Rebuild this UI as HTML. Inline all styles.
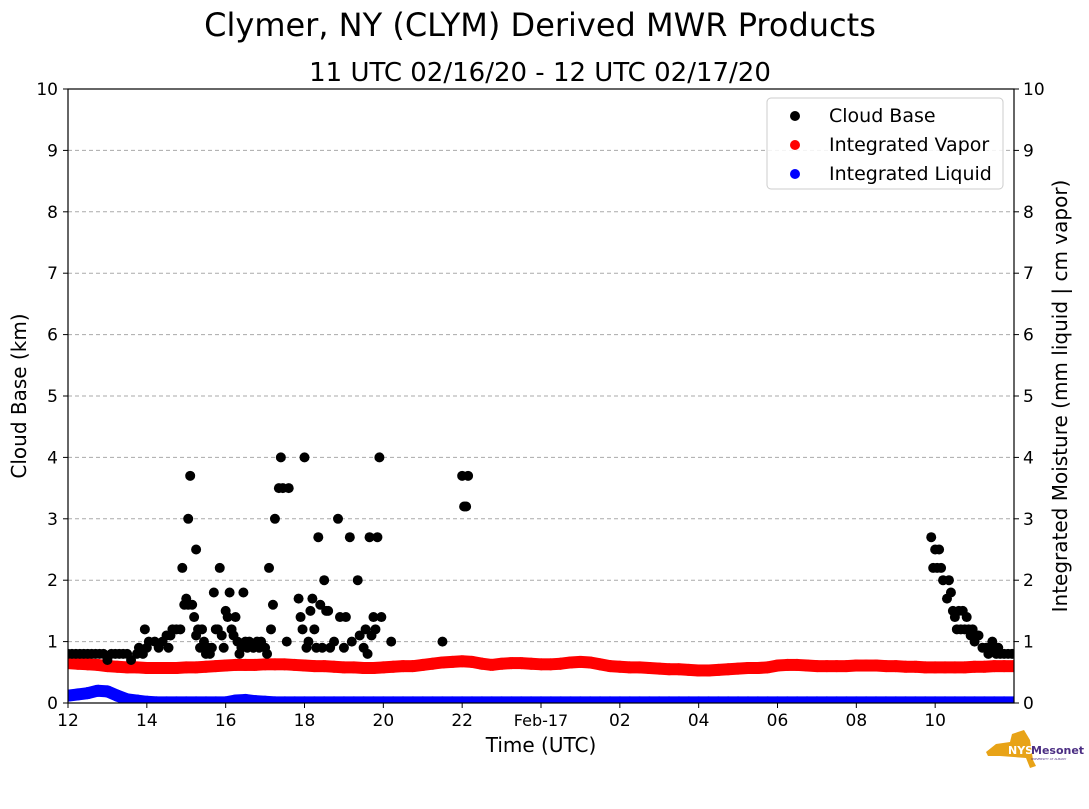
<!DOCTYPE html>
<html><head><meta charset="utf-8"><style>
body{margin:0;background:#fff;width:1089px;height:804px;overflow:hidden;font-family:"Liberation Sans","DejaVu Sans",sans-serif}
</style></head><body>
<svg id="c" width="1089" height="804" xmlns="http://www.w3.org/2000/svg" font-family="DejaVu Sans, Liberation Sans, sans-serif">
<text x="540" y="36" font-size="32" text-anchor="middle">Clymer, NY (CLYM) Derived MWR Products</text>
<text x="540" y="81" font-size="26" text-anchor="middle">11 UTC 02/16/20 - 12 UTC 02/17/20</text>
<g id="grid"></g>
<g id="marks" clip-path="url(#clip)"></g>
<defs><clipPath id="clip"><rect x="68" y="89" width="946" height="614"/></clipPath></defs>
<rect x="68" y="89" width="946" height="614" fill="none" stroke="#000" stroke-width="1.2"/>
<g id="axes"></g>
<text x="26" y="396" font-size="20" text-anchor="middle" transform="rotate(-90 26 396)">Cloud Base (km)</text>
<text x="1067" y="396" font-size="20" text-anchor="middle" transform="rotate(-90 1067 396)">Integrated Moisture (mm liquid | cm vapor)</text>
<text x="541" y="752" font-size="20" text-anchor="middle">Time (UTC)</text>
<g>
<rect x="767" y="98" width="236" height="91" rx="4" fill="#fff" fill-opacity="0.85" stroke="#ccc"/>
<circle cx="795" cy="116" r="5" fill="#000"/><text x="829" y="122" font-size="19">Cloud Base</text>
<circle cx="795" cy="145" r="5" fill="red"/><text x="829" y="151" font-size="19">Integrated Vapor</text>
<circle cx="795" cy="174" r="5" fill="blue"/><text x="829" y="180" font-size="19">Integrated Liquid</text>
</g>
<g>
<path d="M996 744 L1010 742 L1012 734 L1024 730 L1030 740 L1033 760 L1036 766 L1030 768 L1026 758 L1000 756 L988 756 L986 752 Z" fill="#e8a317"/>
<text x="1008" y="754" font-size="11" font-weight="bold" fill="#fff">NYS</text>
<text x="1031" y="754" font-size="11" font-weight="bold" fill="#4b2e83">Mesonet</text>
<text x="1031" y="760" font-size="3" fill="#4b2e83">UNIVERSITY AT ALBANY</text>
</g>
</svg>
<script>
const xTickLabels=["12","14","16","18","20","22","Feb-17","02","04","06","08","10"];
const yTicks=[0,1,2,3,4,5,6,7,8,9,10];
const baseT=[0,0.1,0.2,0.3,0.4,0.5,0.6,0.7,0.8,0.9,1.0,1.1,1.2,1.3,1.4,1.5,1.6,1.75,1.8,1.9,2.0,1.95,2.05,2.2,2.3,2.4,2.5,2.55,2.6,2.65,2.75,2.85,2.9,2.95,3.0,3.05,3.05,3.1,3.15,3.2,3.25,3.25,3.3,3.35,3.4,3.45,3.5,3.55,3.6,3.65,3.7,3.75,3.8,3.85,3.9,3.95,4.0,4.05,4.1,4.15,4.2,4.25,4.3,4.35,4.4,4.45,4.5,4.55,4.6,4.7,4.8,4.85,4.9,5.0,5.05,5.1,5.15,5.2,5.25,5.35,5.4,5.45,5.6,5.55,5.85,5.9,5.95,6.0,6.05,6.1,6.15,6.2,6.25,6.3,6.35,6.4,6.45,6.5,6.55,6.6,6.65,6.75,6.85,6.9,7.0,7.05,7.15,7.2,7.35,7.4,7.5,7.55,7.6,7.65,7.7,7.75,7.8,7.85,7.9,7.95,8.2,9.5,10.0,10.05,10.1,10.15,21.9,21.95,22.05,22.0,22.1,22.15,22.2,22.3,22.35,22.4,22.45,22.5,22.55,22.6,22.7,22.65,22.75,22.8,22.85,22.9,22.95,23.0,23.05,23.1,23.2,23.3,23.35,23.45,23.5,23.55,23.6,23.65,23.75,23.85,23.95];
const baseKm=[0.8,0.8,0.8,0.8,0.8,0.8,0.8,0.8,0.8,0.8,0.7,0.8,0.8,0.8,0.8,0.8,0.7,0.8,0.9,0.8,0.9,1.2,1.0,1.0,0.9,1.0,1.1,0.9,1.1,1.2,1.2,1.2,2.2,1.6,1.7,3.0,1.6,3.7,1.6,1.4,1.1,2.5,1.2,0.9,1.2,1.0,0.8,0.9,0.8,0.9,1.8,1.2,1.2,2.2,1.1,0.9,1.5,1.4,1.8,1.2,1.1,1.4,1.0,0.8,0.9,1.8,1.0,0.9,1.0,0.9,1.0,0.9,1.0,0.9,0.8,2.2,1.2,1.6,3.0,3.5,4.0,3.5,3.5,1.0,1.7,1.4,1.2,4.0,0.9,1.0,1.5,1.7,1.2,0.9,2.7,1.6,0.9,2.0,1.5,1.5,0.9,1.0,3.0,1.4,0.9,1.4,2.7,1.0,2.0,1.1,0.9,1.2,0.8,2.7,1.1,1.4,1.2,2.7,4.0,1.4,1.0,1.0,3.7,3.2,3.2,3.7,2.7,2.2,2.2,2.5,2.5,2.2,2.0,1.7,2.0,1.8,1.5,1.4,1.2,1.5,1.5,1.2,1.2,1.4,1.2,1.1,1.2,1.0,1.1,1.1,0.9,0.9,0.8,1.0,0.9,0.8,0.9,0.8,0.8,0.8,0.8];
// vapor (cm) every 0.25 h from 12 UTC
const vapor=[0.65,0.64,0.63,0.62, 0.60,0.59,0.58,0.58, 0.57,0.57,0.57,0.57, 0.58,0.58,0.59,0.60, 0.61,0.62,0.62,0.62, 0.63,0.63,0.63,0.62, 0.61,0.60,0.60,0.59, 0.58,0.58,0.57,0.57, 0.58,0.59,0.60,0.60, 0.62,0.64,0.66,0.67, 0.68,0.67,0.64,0.62, 0.64,0.65,0.65,0.64, 0.63,0.63,0.64,0.66, 0.67,0.66,0.63,0.60, 0.59,0.58,0.58,0.57, 0.56,0.55,0.55,0.54, 0.53,0.53,0.54,0.55, 0.56,0.57,0.57,0.58, 0.61,0.62,0.62,0.61, 0.60,0.60,0.60,0.60, 0.61,0.61,0.61,0.60, 0.60,0.59,0.59,0.58, 0.58,0.58,0.58,0.58, 0.59,0.59,0.60,0.60, 0.60];
// liquid (mm) every 0.25 h from 12 UTC
const liquid=[0.12,0.14,0.16,0.20, 0.19,0.12,0.06,0.04, 0.02,0.01,0.01,0.01, 0.01,0.01,0.01,0.01, 0.01,0.04,0.05,0.03, 0.02,0.01,0.01,0.01, 0.01,0.01,0.01,0.01, 0.01,0.01,0.01,0.01, 0.01,0.01,0.01,0.01, 0.01,0.01,0.01,0.01, 0.01,0.01,0.01,0.01, 0.01,0.01,0.01,0.01, 0.01,0.01,0.01,0.01, 0.01,0.01,0.01,0.01, 0.01,0.01,0.01,0.01, 0.01,0.01,0.01,0.01, 0.01,0.01,0.01,0.01, 0.01,0.01,0.01,0.01, 0.01,0.01,0.01,0.01, 0.01,0.01,0.01,0.01, 0.01,0.01,0.01,0.01, 0.01,0.01,0.01,0.01, 0.01,0.01,0.01,0.01, 0.01,0.01,0.01,0.01, 0.01];
const NS="http://www.w3.org/2000/svg";
const x=h=>68+h*946/24, y=v=>703-v*61.4;
const g=document.getElementById('grid'),ax=document.getElementById('axes'),m=document.getElementById('marks');
function el(t,a,p){const e=document.createElementNS(NS,t);for(const k in a)e.setAttribute(k,a[k]);p.appendChild(e);return e;}
yTicks.forEach(v=>{
  if(v>0&&v<10){const l=el('line',{x1:68,x2:1014,y1:y(v),y2:y(v),stroke:'#aaa','stroke-dasharray':'4 3'},g);
  
  }
  el('line',{x1:63,x2:68,y1:y(v),y2:y(v),stroke:'#000'},ax);
  el('line',{x1:1014,x2:1019,y1:y(v),y2:y(v),stroke:'#000'},ax);
  const t1=el('text',{x:58,y:y(v)+6,'font-size':17,'text-anchor':'end'},ax);t1.textContent=v;
  
  
  const t2=el('text',{x:1023,y:y(v)+6,'font-size':17},ax);t2.textContent=v;
  
  
});
xTickLabels.forEach((s,i)=>{
  const xx=x(i*2);
  el('line',{x1:xx,x2:xx,y1:703,y2:708,stroke:'#000'},ax);
  const t=el('text',{x:xx,y:726,'font-size':s.length>3?16:17,'text-anchor':'middle'},ax);t.textContent=s;
  
  
});
function band(arr,col,name){
  for(let i=0;i<arr.length;i++){
    const c=el('circle',{cx:x(i*0.25),cy:y(arr[i]),r:6,fill:col},m);
    
    
    if(i<arr.length-1){
      const l=el('line',{x1:x(i*0.25),y1:y(arr[i]),x2:x((i+1)*0.25),y2:y(arr[i+1]),stroke:col,'stroke-width':12},m);
      
      
    }
  }
}
band(liquid,'blue','liquid-point');
band(vapor,'red','vapor-point');
baseT.forEach((t,i)=>{const c=el('circle',{cx:x(t),cy:y(baseKm[i]),r:5,fill:'#000'},m);
  
  });
</script>
</body></html>
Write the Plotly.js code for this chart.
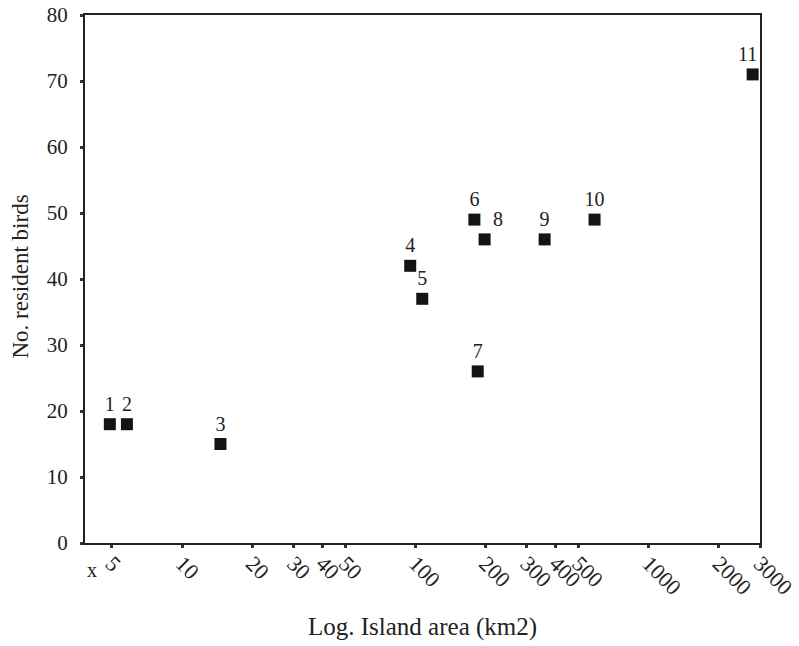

— INSTRUCTIONS FOR THE TASK —
Look over the listing above. Pick out and copy every line that includes "this".

— WRITTEN RESPONSE —
Rebuild this UI as HTML. Inline all styles.
Write the Plotly.js code for this chart.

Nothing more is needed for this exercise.